The amount of work and effort that it takes to pull off such a massive scale assault of infected spammed out email attachments, is not minimal or insignificant; in fact, just the toil and labor required to create and design the email messages – the templates themselves – not to mention the overall themes of the scam, is quite involved, and this factuality led Commtouch to remark upon the topic in question by addressing the issue of the payoff for this huge spam scam, asking what is the payoff and where is it coming from?
Nobody seems to know; this question seems to be yet another of this story’s problematic queries without an obvious answer. Though they were clear on the point that they cannot be certain of any one, concrete answer, Commtouch willingly conjectured that the cyber-criminals behind these malicious attachments may plan to utilize the malware infections to increase the number of bots, available on the Web, to force spammed out emails or ‘Denial of Service Attacks (DDoS)’. With this said, though, Commtouch also remarked that as plausible as this kind of payoff motivation may be, there have not been any reports regarding spam or DDoS that support this hypothesis.
Additionally, Commtouch also named authentication theft scams – such as those often employed to utilize various social networking accounts, messenger, or email – or financial fraud, of some kind, as other possible payoff schemes, but as is true of Commtouch’s previous theory about increasing the number of online bots available to aid with spam and/or DDoS, the security company also stated that no outside data provides any evidence attesting to irregular reports for these particular brands of cyber-crime.
Commtouch concluded their statements about this massive outbreak of malicious spammed out email attachments by noting that the company will continue to track the situation, provide the online cyber community with pertinent information about any updates or changes, and will keep the users up-to-date all throughout.

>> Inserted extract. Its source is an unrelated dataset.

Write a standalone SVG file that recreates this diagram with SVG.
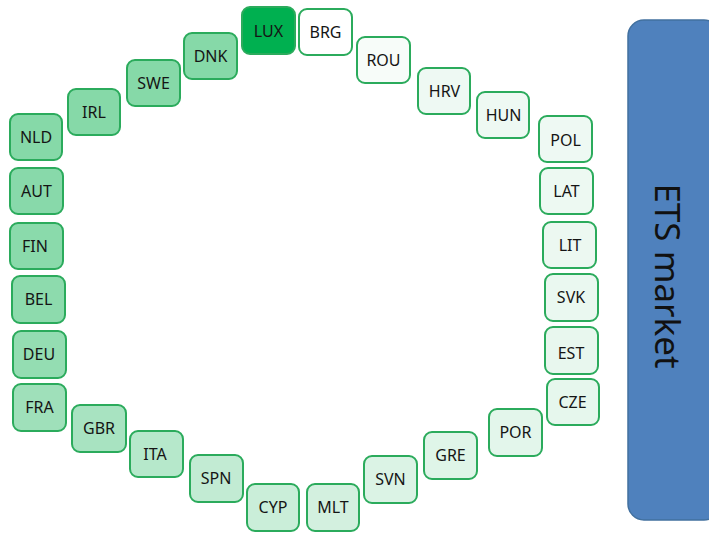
<svg xmlns="http://www.w3.org/2000/svg" width="709" height="537" viewBox="0 0 709 537">
<style>
.n rect{stroke:#2bab5c;stroke-width:2;}
.n text{font-family:"Noto Sans","Open Sans",sans-serif;font-size:16px;fill:#151515;text-anchor:middle;}
.ets text{font-family:"Noto Sans","Open Sans",sans-serif;font-size:35px;fill:#111;text-anchor:middle;}
</style>
<rect width="709" height="537" fill="#ffffff"/>
<g id="ets" class="ets">
<rect x="628" y="20" width="92" height="500" rx="16" fill="#4f81bd" stroke="#41709f" stroke-width="1.5"/>
<text transform="translate(655,276) rotate(90)">ETS market</text>
</g>
<g id="nodes">
<g id="LUX" class="n"><rect x="242" y="7" width="53" height="47" rx="8" fill="#00b050" stroke="#0a9f4a"/><text x="268.5" y="37">LUX</text></g>
<g id="BRG" class="n"><rect x="299" y="9" width="53" height="46" rx="8" fill="#ffffff"/><text x="325.5" y="38">BRG</text></g>
<g id="DNK" class="n"><rect x="184" y="33" width="53" height="46" rx="8" fill="#86d9a8"/><text x="210.5" y="62">DNK</text></g>
<g id="SWE" class="n"><rect x="127" y="60" width="53" height="46" rx="8" fill="#86d9a8"/><text x="153.5" y="89">SWE</text></g>
<g id="IRL" class="n"><rect x="68" y="89" width="52" height="46" rx="8" fill="#86d9a8"/><text x="94" y="118">IRL</text></g>
<g id="NLD" class="n"><rect x="10" y="114" width="52" height="46" rx="8" fill="#86d9a8"/><text x="36" y="143">NLD</text></g>
<g id="AUT" class="n"><rect x="10" y="168" width="53" height="46" rx="8" fill="#88d9aa"/><text x="36.5" y="197">AUT</text></g>
<g id="FIN" class="n"><rect x="10" y="223" width="53" height="46" rx="8" fill="#8adaab"/><text x="35" y="252">FIN</text></g>
<g id="BEL" class="n"><rect x="12" y="276" width="53" height="47" rx="8" fill="#8ddbad"/><text x="38.5" y="305">BEL</text></g>
<g id="DEU" class="n"><rect x="13" y="331" width="53" height="47" rx="8" fill="#94ddb2"/><text x="39" y="360">DEU</text></g>
<g id="FRA" class="n"><rect x="13" y="384" width="53" height="47" rx="8" fill="#9fe0ba"/><text x="39.5" y="413">FRA</text></g>
<g id="GBR" class="n"><rect x="72" y="405" width="54" height="47" rx="8" fill="#a8e3c1"/><text x="99" y="434">GBR</text></g>
<g id="ITA" class="n"><rect x="130" y="431" width="53" height="46" rx="8" fill="#b6e8cb"/><text x="155" y="460">ITA</text></g>
<g id="SPN" class="n"><rect x="190" y="455" width="53" height="47" rx="8" fill="#c2ebd3"/><text x="216" y="484">SPN</text></g>
<g id="CYP" class="n"><rect x="247" y="484" width="52" height="47" rx="8" fill="#caeed9"/><text x="273" y="513">CYP</text></g>
<g id="MLT" class="n"><rect x="307" y="484" width="52" height="47" rx="8" fill="#d3f0df"/><text x="333" y="513">MLT</text></g>
<g id="SVN" class="n"><rect x="364" y="456" width="53" height="47" rx="8" fill="#dbf3e5"/><text x="390.5" y="485">SVN</text></g>
<g id="GRE" class="n"><rect x="424" y="432" width="53" height="47" rx="8" fill="#dff5e8"/><text x="450.5" y="461">GRE</text></g>
<g id="POR" class="n"><rect x="489" y="409" width="53" height="47" rx="8" fill="#e3f6eb"/><text x="515.5" y="438">POR</text></g>
<g id="CZE" class="n"><rect x="547" y="379" width="52" height="46" rx="8" fill="#e6f7ed"/><text x="572.5" y="408">CZE</text></g>
<g id="EST" class="n"><rect x="545" y="327" width="53" height="47" rx="8" fill="#e8f7ee"/><text x="571" y="359">EST</text></g>
<g id="SVK" class="n"><rect x="545" y="274" width="53" height="47" rx="8" fill="#eaf8f0"/><text x="571" y="303">SVK</text></g>
<g id="LIT" class="n"><rect x="543" y="222" width="53" height="46" rx="8" fill="#ecf8f1"/><text x="570" y="251">LIT</text></g>
<g id="LAT" class="n"><rect x="540" y="168" width="53" height="46" rx="8" fill="#edf9f2"/><text x="566.5" y="197">LAT</text></g>
<g id="POL" class="n"><rect x="539" y="116" width="53" height="46" rx="8" fill="#eef9f3"/><text x="565.5" y="146">POL</text></g>
<g id="HUN" class="n"><rect x="477" y="92" width="52" height="46" rx="8" fill="#eef9f3"/><text x="503.5" y="121">HUN</text></g>
<g id="HRV" class="n"><rect x="418" y="68" width="52" height="46" rx="8" fill="#eef9f3"/><text x="444.5" y="97">HRV</text></g>
<g id="ROU" class="n"><rect x="357" y="37" width="53" height="46" rx="8" fill="#f7fcf9"/><text x="383.5" y="66">ROU</text></g>
</g>
<g id="connectors"></g>
</svg>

What the average computer user is left with, then, are some disturbing questions with no available answers; in a word, they are left with the unknown. For now, the online security industry is doing its best to keep its consumers informed, and ESG’s security analysts are strongly recommending that all users remain vigilant and wary against any kind of random or unknown email attachments. In addition, as always, it is also imperative to keep all security software, operating system software, as well as any other similar, vital system software updated and in check.